Marriage

Danny Ong   9 April 2003

 

The pain a very dear friend is going through inspired me to write about this.

When we are in love, we are blinded by the faults of our partner. Incidentally, as most of you know, I am married. Although we go through the EE (Evening for the Engaged) , the programme still cannot fully prepare us for married life. I'm not saying EE is not helpful. In fact, I find the EE programme extremely helpful for couples who are ready to commit to each other.

So, before you take the next step, think about it. You will be saying "..... for better or for worse, in sickness and in health........". Please understand the vow. Incidentally, you will be saying this vow in front of God and your families and friends.

Are you absolutely sure you can take your partner "for worse"? The words also mean for poorer. What happens if he/she gets retrenched? What happens if he/she gets disabled? What happens if he/she becomes a bankrupt? Are you ready to still accept him/her?

Of course, none of us wish for such things to happen. But, we live in an imperfect world. Things we don't expect to happen could happen.

Although, Catholics are not supposed to get divorced, some manage to do it. But, divorce is a very painful experience. Although, he didn't tell me about it, I can sense how much pain he is going through. No doubt, she is probably going through the same pain.

Normally, a marriage is about two very different people becoming one. As a married man, I can tell you that it has not been a bed of roses for either of us. There will be conflicts when both people are strong-willed.

What about the behaviour of the partner? During courting, maybe he, scratching like a monkey amuses you. But, after a year, two years, 10 years of marriage, would you still find it amusing or irritating?

Maybe her singing while bathing is amusing although her voice cracks at various notes. Would you still feel the same after 10 years?

Maybe he is a top management person at the office. How would you feel if he is retrenched and has no job? Would you kick him out of the door?

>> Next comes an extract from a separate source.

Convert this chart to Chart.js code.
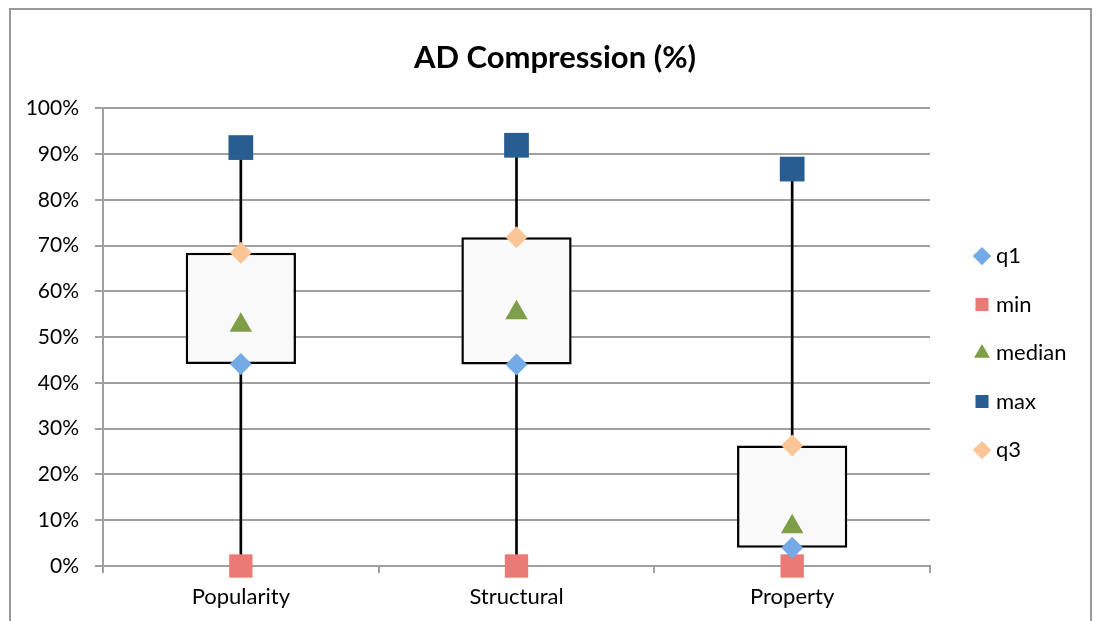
<!DOCTYPE html>
<html><head><meta charset="utf-8">
<script src="https://cdn.jsdelivr.net/npm/chart.js@4"></script>
<style>
html,body{margin:0;padding:0;background:#fff;}
#wrap{position:relative;width:1096px;height:621px;overflow:hidden;}
#frame{position:absolute;left:9px;top:8px;width:1083px;height:700px;border:2px solid #9a9a9a;box-sizing:border-box;}
canvas{position:absolute;left:0;top:0;}
</style></head><body>
<div id="wrap"><div id="frame"></div><canvas id="c" width="1096" height="621"></canvas></div>
<script>
const categories = ['Popularity', 'Structural', 'Property'];
const q1Values = [44.1, 44.0, 4.0];
const minValues = [0, 0, 0];
const medianValues = [52.6, 55.3, 8.6];
const maxValues = [91.4, 91.9, 86.7];
const q3Values = [68.4, 71.8, 26.3];
const seriesNames = ['q1', 'min', 'median', 'max', 'q3'];

const FONT = 'Lato';
const GRID = '#9f9f9f';

const boxData = categories.map((_, i) => [q1Values[i], q3Values[i]]);
const whiskerData = categories.map((_, i) => [minValues[i], maxValues[i]]);

const legendFontSize = 22, legendPad = 26.5, legendBoxW = 6;
const mctx = document.createElement('canvas').getContext('2d');
mctx.font = legendFontSize + 'px ' + FONT;
const maxText = Math.max(...seriesNames.map(s => mctx.measureText(s).width));
const legendWidth = legendPad + legendBoxW + legendFontSize / 2 + maxText + 10;
const gapW = 22.5;
const outerW = Math.max(0, 1096 - 930 - gapW - legendWidth);
const leftPad = 14;

function marker(label, data, style, color, radius) {
  return {
    type: 'line', label, data, showLine: false, order: 0, clip: false,
    pointStyle: style, pointRadius: radius, pointHoverRadius: radius,
    backgroundColor: color, borderColor: color,
    pointBackgroundColor: color, pointBorderColor: color, pointBorderWidth: 0
  };
}

new Chart(document.getElementById('c'), {
  data: {
    labels: categories,
    datasets: [
      marker(seriesNames[0], q1Values, 'rectRot', '#74aae6', 11),
      marker(seriesNames[1], minValues, 'rect', '#ea7a75', 16.5),
      marker(seriesNames[2], medianValues, 'triangle', '#7e9f47', 13),
      marker(seriesNames[3], maxValues, 'rect', '#285d92', 17.5),
      marker(seriesNames[4], q3Values, 'rectRot', '#fbc596', 11),
      { type: 'bar', label: 'box', data: boxData, order: 1, grouped: false,
        backgroundColor: '#f9f9f9', borderColor: '#000', borderWidth: 2.5, borderSkipped: false,
        barPercentage: 0.4, categoryPercentage: 1 },
      { type: 'bar', label: 'whisker', data: whiskerData, order: 2, grouped: false,
        backgroundColor: '#000', borderWidth: 0, barThickness: 2 }
    ]
  },
  options: {
    responsive: false, animation: false,
    events: [],
    layout: { padding: { left: leftPad, right: 0, top: 0, bottom: 0 } },
    plugins: {
      tooltip: { enabled: false },
      title: { display: true, text: 'AD Compression (%)', color: '#000',
        font: { family: FONT, size: 31, weight: 'bold' }, padding: { top: 39, bottom: 32 } },
      legend: {
        position: 'right', align: 'center', fullSize: false,
        title: { display: true, text: ' ', font: { size: 10 }, padding: { top: 20, bottom: 0 } },
        labels: {
          usePointStyle: true, boxWidth: legendBoxW, boxHeight: 13, padding: legendPad,
          color: '#000', font: { family: FONT, size: legendFontSize },
          filter: (item, data) => data.datasets[item.datasetIndex].type === 'line'
        }
      }
    },
    scales: {
      x: {
        type: 'category', offset: true,
        grid: { display: true, drawOnChartArea: false, drawTicks: true, tickLength: 7, color: GRID, lineWidth: 2, offset: true },
        border: { display: true, color: GRID, width: 2 },
        ticks: { color: '#000', font: { family: FONT, size: 22 }, padding: 11 },
        afterFit: s => { s.height = 55; }
      },
      y: {
        min: 0, max: 100,
        ticks: { stepSize: 10, callback: v => v + '%', color: '#000', font: { family: FONT, size: 21 }, padding: 16 },
        grid: { color: GRID, lineWidth: 2, tickLength: 8, drawTicks: true },
        border: { display: true, color: GRID, width: 2 },
        afterFit: s => { s.width = 103 - leftPad; }
      },
      y2: {
        position: 'right', min: 0, max: 100, display: true, weight: 0,
        grid: { display: false }, ticks: { display: false }, border: { display: false },
        afterFit: s => { s.width = gapW; }
      },
      y3: {
        position: 'right', min: 0, max: 100, display: true, weight: 5000,
        grid: { display: false }, ticks: { display: false }, border: { display: false },
        afterFit: s => { s.width = outerW; }
      }
    }
  }
});
</script>
</body></html>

Maybe she is a beautiful gal. How would you feel when the sands of time ravages her beauty? What if she gets into an accident which disfigures her? Are you going to kick her out of the door?

Marriage is a sacrament. It is a commitment between a man and a woman. A Catholic marriage is a commitment between a man and a woman in the presence of God. When the couple make their vows, they are not only making their vows to each other and to their families and friends, they are also making their vows to God.

I know there will be people who will say what happens when they have problems? Have the couple discussed it together? If so, and the problem persists, have they discussed it with their priest? I understand some parish priests are so busy that one can't even see them without an appointment. There is the Married Couples Group. I won't say how helpful the group will be since I am personally involved in the group. I will let you decide how helpful the group is. But, what I have to say about the group is that we realise the priests can't always be there for us. We realise that as married couples, we will surely encounter difficulties. So, why not share some food, drinks and laughter with some friends. Talk about religion. Sometimes, we go back and realise that the problem can be overcome. Sometimes, a friend in the group can shed some light on the issue.

For where two or three come together in My Name, I will be there. Matt. 18:20.